Annalena Baerbock hat jüngst ein intensives Treffen mit Benjamin Netanjahu hinter sich gebracht. So viel kann man sagen, auch wenn nicht alle Details der Begegnung zwischen der deutschen Außenministerin und dem israelischen Premierminister bekannt sind. Eine israelische Journalistin berichtete von Streit über die humanitäre Lage im Gazastreifen. Der deutsche Botschafter bezeichnete Teile des Berichts als falsch und irreführend. Jedoch würde es einen bei Baerbock nicht überraschen, wenn es sehr emotional zuging.
Und bei Netanjahu auch nicht.
Der Premierminister gilt im Umgang als sehr direkt. Es liege "immer Spannung in der Luft", erzählte mir einmal einer, der viele Treffen von Angela Merkel und Netanjahu erlebt hat. Der Premier könne freundlich sein, wenn er wolle, aber auch schnell ruppig, wenn er meine, Grund zur Klage zu haben. So soll es ja auch mit Baerbock gewesen sein, als Netanjahu bestritt, Israel hungere die Bevölkerung in Gaza aus.

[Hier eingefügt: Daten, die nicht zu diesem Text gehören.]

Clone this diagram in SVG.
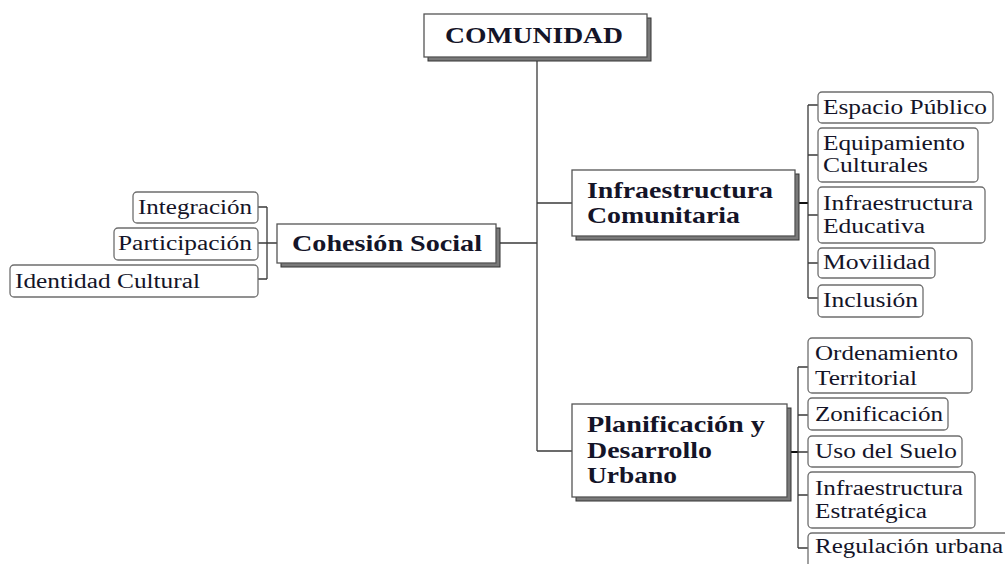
<svg xmlns="http://www.w3.org/2000/svg" width="1005" height="564" viewBox="0 0 1005 564">
<style>
.bg{fill:#ffffff}
.main{fill:#ffffff;stroke:#555;stroke-width:1.3}
.shadow{fill:#7a7a7a;stroke:#333;stroke-width:1}
.leaf{fill:#ffffff;stroke:#6e6e6e;stroke-width:1.3}
.bt{font-family:"Liberation Serif","Times New Roman",serif;font-weight:bold;font-size:23px;fill:#141428}
.lt{font-family:"Liberation Serif","Times New Roman",serif;font-size:20px;fill:#141428}
.conn{fill:none;stroke:#3a3a3a;stroke-width:1.3}
.stub{fill:none;stroke:#111;stroke-width:2}
</style>
<rect class="bg" x="0" y="0" width="1005" height="564"/>

<g id="connectors">
  <path class="conn" d="M537 61 V451"/>
  <path class="conn" d="M500 243 H537"/>
  <path class="conn" d="M537 203 H572"/>
  <path class="conn" d="M537 451 H572"/>
  <path class="conn" d="M277 243 H267 M267 207 V279 M258 207 H267 M258 243 H267 M258 279 H267"/>
  <path class="stub" d="M798 203 H808"/>
  <path class="conn" d="M808 105 V298 M808 105 H818 M808 155 H818 M808 215 H818 M808 263 H818 M808 298 H818"/>
  <path class="stub" d="M790 452 H798"/>
  <path class="conn" d="M798 367 V548 M798 367 H808 M798 415 H808 M798 452 H808 M798 495 H808 M798 548 H808"/>
</g>

<g id="comunidad">
  <rect class="shadow" x="428" y="18" width="223" height="43"/>
  <rect class="main" x="424" y="14" width="223" height="43"/>
  <text class="bt" x="445" y="43" font-size="24" textLength="178" lengthAdjust="spacingAndGlyphs">COMUNIDAD</text>
</g>

<g id="cohesion-social">
  <rect class="shadow" x="281" y="228" width="219" height="39"/>
  <rect class="main" x="277" y="224" width="219" height="39"/>
  <text class="bt" x="292" y="251" textLength="190" lengthAdjust="spacingAndGlyphs">Cohesión Social</text>
</g>

<g id="infraestructura-comunitaria">
  <rect class="shadow" x="576" y="174" width="223" height="66"/>
  <rect class="main" x="572" y="170" width="223" height="66"/>
  <text class="bt" x="587" y="198" textLength="186" lengthAdjust="spacingAndGlyphs">Infraestructura</text>
  <text class="bt" x="587" y="223" textLength="153" lengthAdjust="spacingAndGlyphs">Comunitaria</text>
</g>

<g id="planificacion">
  <rect class="shadow" x="576" y="408" width="215" height="93"/>
  <rect class="main" x="572" y="404" width="215" height="93"/>
  <text class="bt" x="587" y="432" textLength="178" lengthAdjust="spacingAndGlyphs">Planificación y</text>
  <text class="bt" x="587" y="458" textLength="125" lengthAdjust="spacingAndGlyphs">Desarrollo</text>
  <text class="bt" x="587" y="483" textLength="90" lengthAdjust="spacingAndGlyphs">Urbano</text>
</g>

<g id="integracion">
  <rect class="leaf" x="133" y="192" width="125" height="31" rx="4"/>
  <text class="lt" x="138" y="214" textLength="114" lengthAdjust="spacingAndGlyphs">Integración</text>
</g>
<g id="participacion">
  <rect class="leaf" x="114" y="228" width="144" height="32" rx="4"/>
  <text class="lt" x="118" y="250" textLength="134" lengthAdjust="spacingAndGlyphs">Participación</text>
</g>
<g id="identidad-cultural">
  <rect class="leaf" x="10" y="265" width="248" height="32" rx="4"/>
  <text class="lt" x="15" y="288" textLength="185" lengthAdjust="spacingAndGlyphs">Identidad Cultural</text>
</g>

<g id="espacio-publico">
  <rect class="leaf" x="818" y="92" width="175" height="31" rx="4"/>
  <text class="lt" x="823" y="114" textLength="164" lengthAdjust="spacingAndGlyphs">Espacio Público</text>
</g>
<g id="equipamiento">
  <rect class="leaf" x="818" y="128" width="160" height="54" rx="4"/>
  <text class="lt" x="823" y="150" textLength="142" lengthAdjust="spacingAndGlyphs">Equipamiento</text>
  <text class="lt" x="823" y="172" textLength="105" lengthAdjust="spacingAndGlyphs">Culturales</text>
</g>
<g id="infraestructura-educativa">
  <rect class="leaf" x="818" y="187" width="167" height="56" rx="4"/>
  <text class="lt" x="823" y="210" textLength="150" lengthAdjust="spacingAndGlyphs">Infraestructura</text>
  <text class="lt" x="823" y="233" textLength="102" lengthAdjust="spacingAndGlyphs">Educativa</text>
</g>
<g id="movilidad">
  <rect class="leaf" x="818" y="248" width="117" height="30" rx="4"/>
  <text class="lt" x="823" y="269" textLength="107" lengthAdjust="spacingAndGlyphs">Movilidad</text>
</g>
<g id="inclusion">
  <rect class="leaf" x="818" y="285" width="105" height="32" rx="4"/>
  <text class="lt" x="823" y="307" textLength="95" lengthAdjust="spacingAndGlyphs">Inclusión</text>
</g>

<g id="ordenamiento">
  <rect class="leaf" x="808" y="338" width="164" height="55" rx="4"/>
  <text class="lt" x="815" y="360" textLength="143" lengthAdjust="spacingAndGlyphs">Ordenamiento</text>
  <text class="lt" x="815" y="385" textLength="102" lengthAdjust="spacingAndGlyphs">Territorial</text>
</g>
<g id="zonificacion">
  <rect class="leaf" x="808" y="398" width="140" height="32" rx="4"/>
  <text class="lt" x="815" y="421" textLength="128" lengthAdjust="spacingAndGlyphs">Zonificación</text>
</g>
<g id="uso-del-suelo">
  <rect class="leaf" x="808" y="436" width="154" height="31" rx="4"/>
  <text class="lt" x="815" y="458" textLength="142" lengthAdjust="spacingAndGlyphs">Uso del Suelo</text>
</g>
<g id="infraestructura-estrategica">
  <rect class="leaf" x="808" y="472" width="167" height="56" rx="4"/>
  <text class="lt" x="815" y="495" textLength="148" lengthAdjust="spacingAndGlyphs">Infraestructura</text>
  <text class="lt" x="815" y="518" textLength="112" lengthAdjust="spacingAndGlyphs">Estratégica</text>
</g>
<g id="regulacion-urbana">
  <rect class="leaf" x="808" y="533" width="205" height="36" rx="4"/>
  <text class="lt" x="815" y="553" textLength="188" lengthAdjust="spacingAndGlyphs">Regulación urbana</text>
</g>
</svg>
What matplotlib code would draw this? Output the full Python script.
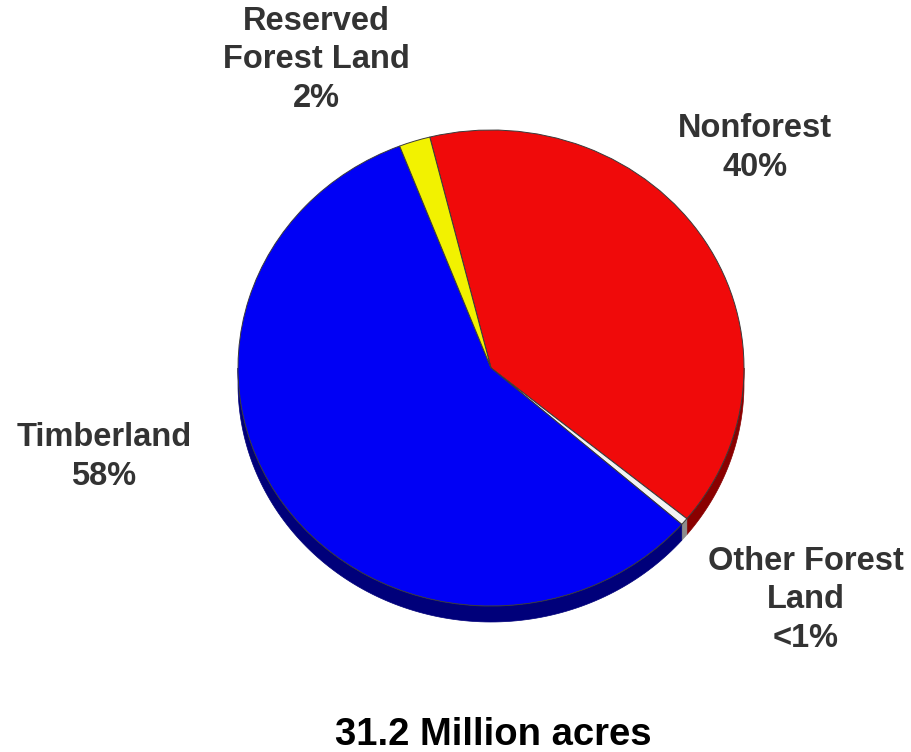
import numpy as np
import matplotlib
matplotlib.use("Agg")
import matplotlib.pyplot as plt
from matplotlib.patches import Polygon

# Land area shares, in drawing order (clockwise from the top)
categories = ["Nonforest", "Other Forest Land", "Timberland", "Reserved Forest Land"]
shares = [40, 0.5, 58, 2]
labels = ["Nonforest\n40%", "Other Forest\nLand\n<1%", "Timberland\n58%",
          "Reserved\nForest Land\n2%"]
total_label = "31.2 Million acres"

top_colors = ["#f00a0a", "#f4f4f4", "#0000f5", "#f2f200"]
side_colors = ["#8a0000", "#8c8c8c", "#00007a", "#8a8a00"]

W, H = 911, 752
fig = plt.figure(figsize=(W / 100, H / 100), dpi=100)
ax = fig.add_axes([0, 0, 1, 1])

# pie drawn on a unit circle; axis limits squash it into a tilted ellipse
cx, cy, rx, ry = 491, 368, 253, 238

wedges, _ = ax.pie(shares, colors=top_colors, startangle=104, counterclock=False,
                   radius=1.0, wedgeprops=dict(edgecolor="#3a3a3a", linewidth=0.7))
ax.set_aspect("auto")
ax.set_xlim(-cx / rx, (W - cx) / rx)
ax.set_ylim(-(H - cy) / ry, cy / ry)
ax.axis("off")
for w in wedges:
    w.set_zorder(3)

# side wall of the disc, visible on the lower half only
depth = 16 / ry
for w, col in zip(wedges, side_colors):
    for k in (-1, 0, 1):
        a = max(w.theta1 + 360 * k, 180)
        b = min(w.theta2 + 360 * k, 360)
        if b <= a:
            continue
        t = np.radians(np.linspace(a, b, 120))
        xs, ys = np.cos(t), np.sin(t)
        pts = np.concatenate([np.column_stack([xs, ys]),
                              np.column_stack([xs[::-1], ys[::-1] - depth])])
        ax.add_patch(Polygon(pts, closed=True, facecolor=col, edgecolor=col,
                             linewidth=0.5, zorder=2))

font = ["Liberation Sans", "DejaVu Sans"]
lab_kw = dict(family=font, fontweight="bold", fontsize=23.5, color="#333333",
              ha="center", va="center", linespacing=1.3)


def px(x, y):
    return x / W, 1 - y / H


fig.text(*px(316, 60), labels[3], **lab_kw)
fig.text(*px(755, 148), labels[0], **lab_kw)
fig.text(*px(104, 457), labels[2], **lab_kw)
fig.text(*px(806, 600), labels[1], **lab_kw)
fig.text(*px(493, 735), total_label, family=font, fontweight="bold",
         fontsize=27.5, color="black", ha="center", va="center")

fig.savefig("out.png", dpi=100)
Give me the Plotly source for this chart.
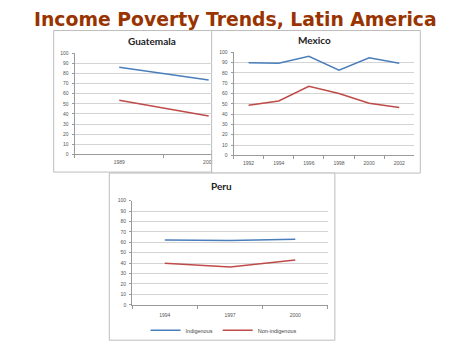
import plotly.graph_objects as go

W, H = 474, 355

# ---- data ----
gt_years = ["1989", "2000"]
gt_indigenous = [86, 73.5]
gt_non_indigenous = [53.5, 38]

mx_years = ["1992", "1994", "1996", "1998", "2000", "2002"]
mx_indigenous = [89.8, 89.2, 95.9, 82.5, 94.6, 89.2]
mx_non_indigenous = [48.6, 52.7, 67, 60, 50.5, 46.3]

pe_years = ["1994", "1997", "2000"]
pe_indigenous = [62.3, 61.6, 62.9]
pe_non_indigenous = [40, 36.2, 43.1]

series_names = ["Indigenous", "Non-indigenous"]
BLUE = "#4a7ebb"
RED = "#be4b48"

def px(x):
    return x / W

def py(y):
    return 1 - y / H

fig = go.Figure()

def add_pair(xs, a, b, xa, ya, show):
    fig.add_trace(go.Scatter(x=xs, y=a, mode="lines", name=series_names[0],
                             line=dict(color=BLUE, width=1.5), xaxis=xa, yaxis=ya,
                             showlegend=show))
    fig.add_trace(go.Scatter(x=xs, y=b, mode="lines", name=series_names[1],
                             line=dict(color=RED, width=1.5), xaxis=xa, yaxis=ya,
                             showlegend=show))

add_pair(gt_years, gt_indigenous, gt_non_indigenous, "x", "y", False)
add_pair(mx_years, mx_indigenous, mx_non_indigenous, "x2", "y2", False)
add_pair(pe_years, pe_indigenous, pe_non_indigenous, "x3", "y3", True)

tickfont = dict(family="Liberation Sans", size=5, color="#555555")

def xaxis_cfg(dom, rng, anchor, standoff):
    return dict(domain=[px(dom[0]), px(dom[1])], range=rng, anchor=anchor,
                type="category", tickson="boundaries", ticks="outside", ticklen=3,
                tickcolor="#9a9a9a", showline=True, linecolor="#9a9a9a", linewidth=1,
                showgrid=False, zeroline=False, tickfont=tickfont, fixedrange=True,
                ticklabelstandoff=standoff)

def yaxis_cfg(dom, anchor):
    return dict(domain=[py(dom[1]), py(dom[0])], range=[0, 100], dtick=10, anchor=anchor,
                ticks="outside", ticklen=2, tickcolor="#9a9a9a", showline=True,
                linecolor="#9a9a9a", linewidth=1, showgrid=True, gridcolor="#d4d4d4",
                gridwidth=1, zeroline=False, tickfont=tickfont, fixedrange=True,
                ticklabelstandoff=2)

# Guatemala: 1989 centred at x=120, plot left 75 -> category width 90; visible to x=213
gt_right = -0.5 + (213 - 75) / 90

fig.update_layout(
    width=W, height=H,
    margin=dict(l=0, r=0, t=0, b=0),
    paper_bgcolor="white", plot_bgcolor="rgba(0,0,0,0)",
    xaxis=xaxis_cfg((75, 213), [-0.5, gt_right], "y", 3),
    yaxis=yaxis_cfg((51, 154), "x"),
    xaxis2=xaxis_cfg((235, 417), [-0.5, 5.5], "y2", 3),
    yaxis2=yaxis_cfg((50, 155), "x2"),
    xaxis3=xaxis_cfg((133, 330), [-0.5, 2.5], "y3", 5),
    yaxis3=yaxis_cfg((201, 307), "x3"),
    showlegend=True,
    legend=dict(orientation="h", x=px(225), y=py(333), xanchor="center", yanchor="middle",
                font=dict(family="Liberation Sans", size=5.5, color="#444444"),
                itemwidth=30, bgcolor="rgba(0,0,0,0)", tracegroupgap=0),
)

frame = dict(color="#bdbdbd", width=1)
shapes = [
    dict(type="rect", xref="paper", yref="paper", x0=px(54), x1=px(300), y0=py(172), y1=py(28),
         line=frame, fillcolor="white", layer="below"),
    dict(type="rect", xref="paper", yref="paper", x0=px(213), x1=px(423), y0=py(173), y1=py(28),
         line=frame, fillcolor="white", layer="below"),
    dict(type="rect", xref="paper", yref="paper", x0=px(110), x1=px(337), y0=py(343), y1=py(173),
         line=frame, fillcolor="white", layer="below"),
    # white patch hiding the part of Guatemala's last label that sits under the Mexico chart
    dict(type="rect", xref="paper", yref="paper", x0=px(213.5), x1=px(232), y0=py(171), y1=py(158),
         line=dict(width=0), fillcolor="white", layer="above"),
    dict(type="line", xref="paper", yref="paper", x0=px(213), x1=px(213), y0=py(172), y1=py(150),
         line=frame, layer="above"),
]
fig.update_layout(shapes=shapes)

titlefont = dict(family="Lato", size=10, color="#222222", weight="bold")
annotations = [
    dict(text="<b>Income Poverty Trends, Latin America</b>", x=px(237), y=py(17),
         xref="paper", yref="paper", showarrow=False, xanchor="center", yanchor="middle",
         font=dict(family="DejaVu Sans", size=18.8, color="#993300")),
    dict(text="<b>Guatemala</b>", x=px(153), y=py(39), xref="paper", yref="paper",
         showarrow=False, xanchor="center", yanchor="middle", font=titlefont),
    dict(text="<b>Mexico</b>", x=px(317), y=py(38), xref="paper", yref="paper",
         showarrow=False, xanchor="center", yanchor="middle", font=titlefont),
    dict(text="<b>Peru</b>", x=px(223), y=py(186), xref="paper", yref="paper",
         showarrow=False, xanchor="center", yanchor="middle", font=titlefont),
]
fig.update_layout(annotations=annotations)

fig.write_html("out.html", config={"displayModeBar": False},
               post_script="document.body.style.margin='0px';")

Netanjahus Verhältnis zu Deutschland ist ambivalent
Seit 35 Jahren hat Benjamin Netanjahu als Politiker mit Deutschland zu tun. Damals, 1989, war er stellvertretender Außenminister und verhandelte mit der DDR-Regierung von Hans Modrow über die Aufnahme diplomatischer Beziehungen. Unmittelbar nach dem Fall der Mauer, als die Zukunft der zwei Deutschlands zur Diskussion stand, hätte Netanjahu anscheinend lieber eine Zwei-Staaten-Lösung für Deutschland gesehen. Aus der Knesset wurde berichtet, der Vizeaußenminister habe gewarnt, "Israel und das jüdische Volk könnten nicht die ernste Gefahr ignorieren, die mit einer Wiedervereinigung verbunden wäre, wenn sich Deutschland sodann anschicken würde, zum dritten Mal innerhalb eines Jahrhunderts die Welt zu zerstören".
Es kam anders, aber Netanjahus Verhältnis zu Deutschland blieb ambivalent. Er schätzt die deutsche Unterstützung für Israel, fordert sie aber auch vehement ein, wenn sie ihm nicht weit genug geht. Umgekehrt mochte er es noch nie, wenn sich seine Gesprächspartner in die israelische Politik einmischten. Bundespräsident Roman Herzog soll er 1998 auf die Frage nach den Lebensverhältnissen der Palästinenser im Westjordanland angeherrscht haben: "Sie sind Präsident, kein Politiker. Davon verstehen Sie nichts. Halten Sie sich da raus!"
Merkel zu Netanjahu: "Du machst ja sowieso, was du willst"
Die Chronik von Netanjahus emotionalem Umgang mit deutschen Politikern verzeichnet kleinere Sticheleien und größere Eklats. Einen Termin mit Joschka Fischer ließ Netanjahu 1999 kurzerhand um einige Stunden verschieben, was dem deutschen Außenminister ein Treffen mit Palästinenserpräsident Jassir Arafat erschwerte. Als er 2009 nach zehn Jahren wieder Ministerpräsident geworden war, bekam es Netanjahu mit Merkel zu tun. Bald gab es Kontroversen: 2011 stimmte Deutschland als Mitglied im UN-Sicherheitsrat einer Verurteilung der israelischen Siedlungspolitik zu. 2012 enthielt sich Berlin, als es um eine Aufwertung des Status der Palästinenser ging. Beide Male rief Netanjahu hinterher bei Merkel an und beschwerte sich. 2017 weigerte er sich, Außenminister Sigmar Gabriel zu empfangen, weil dieser auch eine regierungskritische Menschenrechtsorganisation treffen wollte.
In ihren letzten Amtsjahren resignierte die Kanzlerin ob Netanjahus Hartleibigkeit in der Siedlungspolitik. Ihre Sätze, so ein Zeuge, fingen nun gelegentlich so an: "Du machst ja sowieso, was du willst, aber ich sage dir noch einmal …"
Als Baerbock jetzt mit Netanjahu über den Gazastreifen diskutierte, klang sie wohl ganz ähnlich.